The study, published in the New England Journal of Medicine, used data from 964 patients with colorectal cancer. Ninety-seven percent of those with the mutation in the PIK3CA gene who had also been taking aspirin were still alive five years after diagnosis. This was in comparison with a 74 percent survival rate among patients with the mutation who were not taking the drug. Conversely, aspirin did not impact survival rate for patients not possessing the gene mutation.
Between one in six and one in five colorectal tumours are thought to carry the PIK3CA mutation.
'For the first time, we have a genetic marker that can help doctors determine which colorectal cancers are likely to respond to a particular therapy', said senior author Dr Shuji Ognio of the Dana-Farber Cancer Institute and Brigham and Women's Hospital in Boston, USA.

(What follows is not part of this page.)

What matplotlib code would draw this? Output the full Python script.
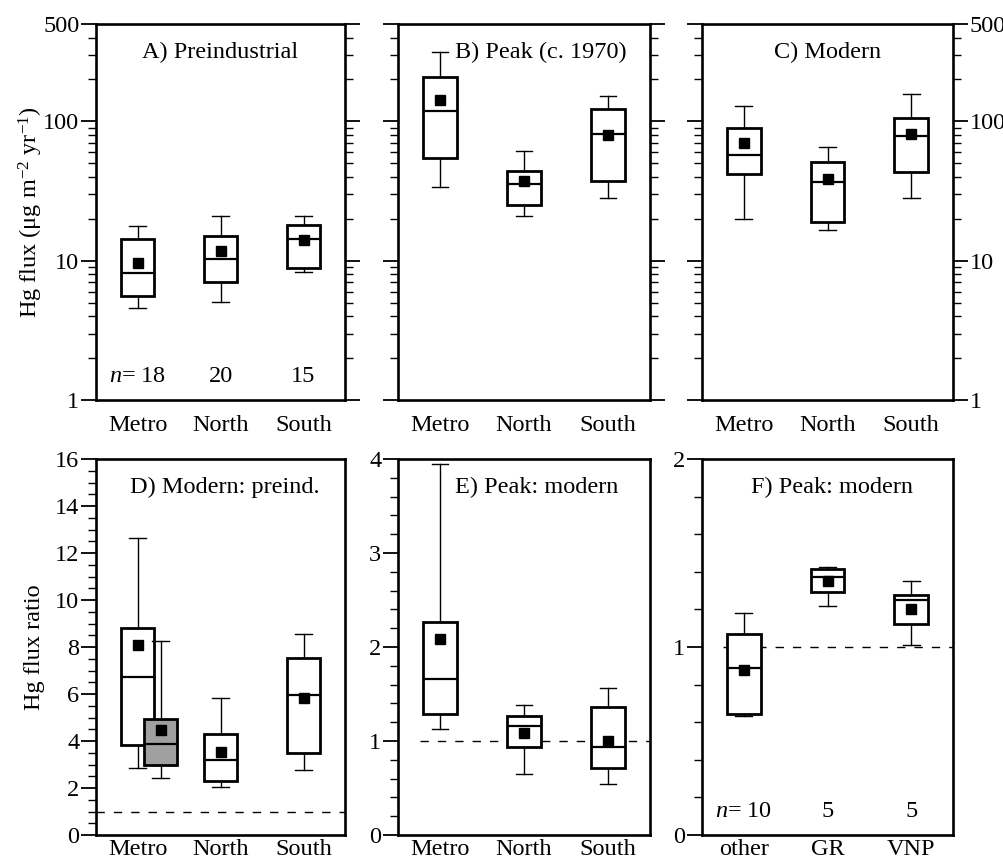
import matplotlib
matplotlib.use("Agg")
import matplotlib.pyplot as plt
from matplotlib.ticker import FixedLocator, MultipleLocator, LogLocator, NullFormatter, FixedFormatter

plt.rcParams['font.family'] = ['Liberation Serif', 'DejaVu Serif']
plt.rcParams['mathtext.fontset'] = 'custom'
plt.rcParams['mathtext.rm'] = 'Liberation Serif'
plt.rcParams['mathtext.it'] = 'Liberation Serif:italic'
FS = 17.5
plt.rcParams['font.size'] = FS

# ---------------- data ----------------
regions = ["Metro", "North", "South"]
parks = ["other", "GR", "VNP"]

# each list: [whisker_low, q1, median, q3, whisker_high], means separate
A_stats = [[4.54, 5.62, 8.17, 14.3, 17.6],
           [5.09, 7.05, 10.2, 15.1, 21.0],
           [8.27, 8.88, 14.3, 18.0, 21.0]]
A_means = [9.64, 11.7, 14.0]
A_n = ["18", "20", "15"]

B_stats = [[33.6, 54.5, 118, 207, 315],
           [20.8, 25.0, 35.7, 43.7, 61.5],
           [28.2, 37.1, 81.4, 122, 153]]
B_means = [143, 37.1, 80.1]

C_stats = [[20.0, 42.1, 57.6, 89.9, 130],
           [16.7, 19.1, 36.5, 51.0, 65.4],
           [28.2, 43.0, 77.9, 105, 157]]
C_means = [69.8, 38.7, 80.5]

D_stats = [[2.83, 3.81, 6.73, 8.82, 12.63],
           [2.05, 2.29, 3.21, 4.28, 5.85],
           [2.76, 3.47, 5.95, 7.55, 8.54]]
D_means = [8.07, 3.54, 5.81]
D_grey_stats = [2.44, 2.96, 3.87, 4.93, 8.25]
D_grey_mean = 4.46

E_stats = [[1.126, 1.285, 1.657, 2.265, 3.947],
           [0.644, 0.931, 1.161, 1.264, 1.38],
           [0.538, 0.715, 0.938, 1.366, 1.565]]
E_means = [2.088, 1.08, 1.0]

F_stats = [[0.632, 0.646, 0.889, 1.07, 1.18],
           [1.219, 1.292, 1.372, 1.414, 1.428],
           [1.009, 1.12, 1.251, 1.274, 1.349]]
F_means = [0.876, 1.349, 1.202]
F_n = ["10", "5", "5"]

# ---------------- figure ----------------
W, H = 1004, 867
fig = plt.figure(figsize=(W / 100, H / 100), dpi=100)

def ax_at(x0, y0, x1, y1):
    return fig.add_axes([x0 / W, 1 - y1 / H, (x1 - x0) / W, (y1 - y0) / H])

cols = [(96, 345), (398, 650), (702, 953)]
top = (24, 400)
bot = (459, 835)
DASH = (0, (6, 6.5))
YLAB_X = -0.205

def draw_boxes(ax, stats, means, positions, facecolor="white", z=3):
    bxs = []
    for s, m in zip(stats, means):
        bxs.append(dict(whislo=s[0], q1=s[1], med=s[2], q3=s[3], whishi=s[4],
                        mean=m, fliers=[]))
    ax.bxp(bxs, positions=positions, widths=0.4, showmeans=True, patch_artist=True,
           showfliers=False,
           boxprops=dict(facecolor=facecolor, edgecolor="black", linewidth=2.0, zorder=z),
           medianprops=dict(color="black", linewidth=1.6, zorder=z + 0.1),
           whiskerprops=dict(color="black", linewidth=1.0, zorder=z - 0.5),
           capprops=dict(color="black", linewidth=1.0, zorder=z - 0.5),
           capwidths=0.2,
           meanprops=dict(marker="s", markerfacecolor="black", markeredgecolor="black",
                          markersize=7.8, zorder=z + 0.2),
           manage_ticks=False)

def style_common(ax, xpad=11):
    for sp in ax.spines.values():
        sp.set_linewidth(1.9)
    ax.set_xlim(0.5, 3.5)
    ax.set_xticks([1, 2, 3])
    ax.tick_params(axis="x", length=0, pad=xpad, labelsize=FS)

def style_y(ax):
    ax.tick_params(axis="y", which="major", direction="out", length=11, width=1.3,
                   labelsize=FS, pad=1)
    ax.tick_params(axis="y", which="minor", direction="out", length=6, width=1.0)

# ---------- top row (log) ----------
top_stats = [A_stats, B_stats, C_stats]
top_means = [A_means, B_means, C_means]
top_titles = ["A) Preindustrial", "B) Peak (c. 1970)", "C) Modern"]
title_x = [2.0, 2.2, 2.0]
for i, (x0, x1) in enumerate(cols):
    ax = ax_at(x0, top[0], x1, top[1])
    ax.set_yscale("log")
    ax.set_ylim(1, 500)
    style_common(ax)
    ax.set_xticklabels(regions)
    draw_boxes(ax, top_stats[i], top_means[i], [1, 2, 3])
    ax.yaxis.set_major_locator(FixedLocator([1, 10, 100, 500]))
    ax.yaxis.set_minor_locator(LogLocator(base=10, subs=range(2, 10)))
    ax.yaxis.set_minor_formatter(NullFormatter())
    ax.yaxis.set_major_formatter(FixedFormatter(["1", "10", "100", "500"]))
    style_y(ax)
    ax.tick_params(axis="y", which="both", left=True, right=True)
    ax.tick_params(axis="y", labelleft=(i == 0), labelright=(i == 2))
    ax.text(title_x[i], 0.925, top_titles[i], transform=ax.get_xaxis_transform(),
            ha="center", va="center", fontsize=FS)
    if i == 0:
        ax.set_ylabel("Hg flux (\u03bcg m$^{-2}$ yr$^{-1}$)", fontsize=FS)
        ax.yaxis.set_label_coords(YLAB_X, 0.5)
        for k, t in enumerate(A_n):
            lbl = "$n$= " + t if k == 0 else t
            ax.text(k + 1, 0.062, lbl, transform=ax.get_xaxis_transform(),
                    ha="center", va="center", fontsize=FS)

# ---------- bottom row (linear) ----------
BPAD = 3
# D
x0, x1 = cols[0]
ax = ax_at(x0, bot[0], x1, bot[1])
style_common(ax, BPAD)
ax.set_xticklabels(regions)
ax.set_ylim(0, 16)
ax.yaxis.set_major_locator(MultipleLocator(2))
ax.yaxis.set_minor_locator(MultipleLocator(0.5))
ax.axhline(1, xmin=0, xmax=1, color="black", linestyle=DASH, linewidth=1.0, zorder=1)
draw_boxes(ax, D_stats, D_means, [1, 2, 3])
draw_boxes(ax, [D_grey_stats], [D_grey_mean], [1.28], facecolor="#a0a0a0", z=5)
style_y(ax)
ax.text(2.05, 0.925, "D) Modern: preind.", transform=ax.get_xaxis_transform(),
        ha="center", va="center", fontsize=FS)
ax.set_ylabel("Hg flux ratio", fontsize=FS)
ax.yaxis.set_label_coords(YLAB_X, 0.5)

# E
x0, x1 = cols[1]
ax = ax_at(x0, bot[0], x1, bot[1])
style_common(ax, BPAD)
ax.set_xticklabels(regions)
ax.set_ylim(0, 4)
ax.yaxis.set_major_locator(MultipleLocator(1))
ax.yaxis.set_minor_locator(MultipleLocator(0.2))
ax.axhline(1, xmin=0.087, xmax=1, color="black", linestyle=DASH, linewidth=1.0, zorder=1)
draw_boxes(ax, E_stats, E_means, [1, 2, 3])
style_y(ax)
ax.text(2.15, 0.925, "E) Peak: modern", transform=ax.get_xaxis_transform(),
        ha="center", va="center", fontsize=FS)

# F
x0, x1 = cols[2]
ax = ax_at(x0, bot[0], x1, bot[1])
style_common(ax, BPAD)
ax.set_xticklabels(parks)
ax.set_ylim(0, 2)
ax.yaxis.set_major_locator(MultipleLocator(1))
ax.yaxis.set_minor_locator(MultipleLocator(0.2))
ax.axhline(1, xmin=0.085, xmax=1, color="black", linestyle=DASH, linewidth=1.0, zorder=1)
draw_boxes(ax, F_stats, F_means, [1, 2, 3])
style_y(ax)
ax.text(2.05, 0.925, "F) Peak: modern", transform=ax.get_xaxis_transform(),
        ha="center", va="center", fontsize=FS)
for k, t in enumerate(F_n):
    lbl = "$n$= " + t if k == 0 else t
    ax.text(k + 1, 0.062, lbl, transform=ax.get_xaxis_transform(),
            ha="center", va="center", fontsize=FS)

fig.savefig("out.png", dpi=100, facecolor="white")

Aspirin is already frequently prescribed for colorectal cancer patients but doctors cannot predict which patients might benefit. This study suggests that the survival benefit is limited to those patients whose tumours have the PIK3CA mutation.
If so, then a gene test done before beginning could enable more selective prescription so that patients who do not have the mutation would be spared the risks, which include gastrointestinal ulcers and stomach bleeding, of aspirin therapy.
Speaking to CNN, Dr Ernest Hawk, vice president for cancer prevention and population sciences at the MD Anderson Cancer Center in Houston, USA, who was not involved in the study, called the research 'very compelling'. CNN reports that Dr Hawk 'believes that testing patients for this particular genetic mutation should be completely doable, since most pathology labs today now have the ability to test the DNA of tumours'.
However more work would need to be done before aspirin could be ruled out as therapy for patients whose tumours do not carry the mutation.
'Although these data are exciting and intriguing, they need to considered as preliminary and will require validation in prospective studies, given the small number of patients included in this study', writes Dr Boris Pasche, director of haematology/oncology at the University of Alabama, USA, in an editorial accompanying the study.
Were the results to be echoed by larger studies, 'Aspirin [could] become one of the oldest drugs to be used as a 21st-century targeted therapy', Dr Pasche concludes.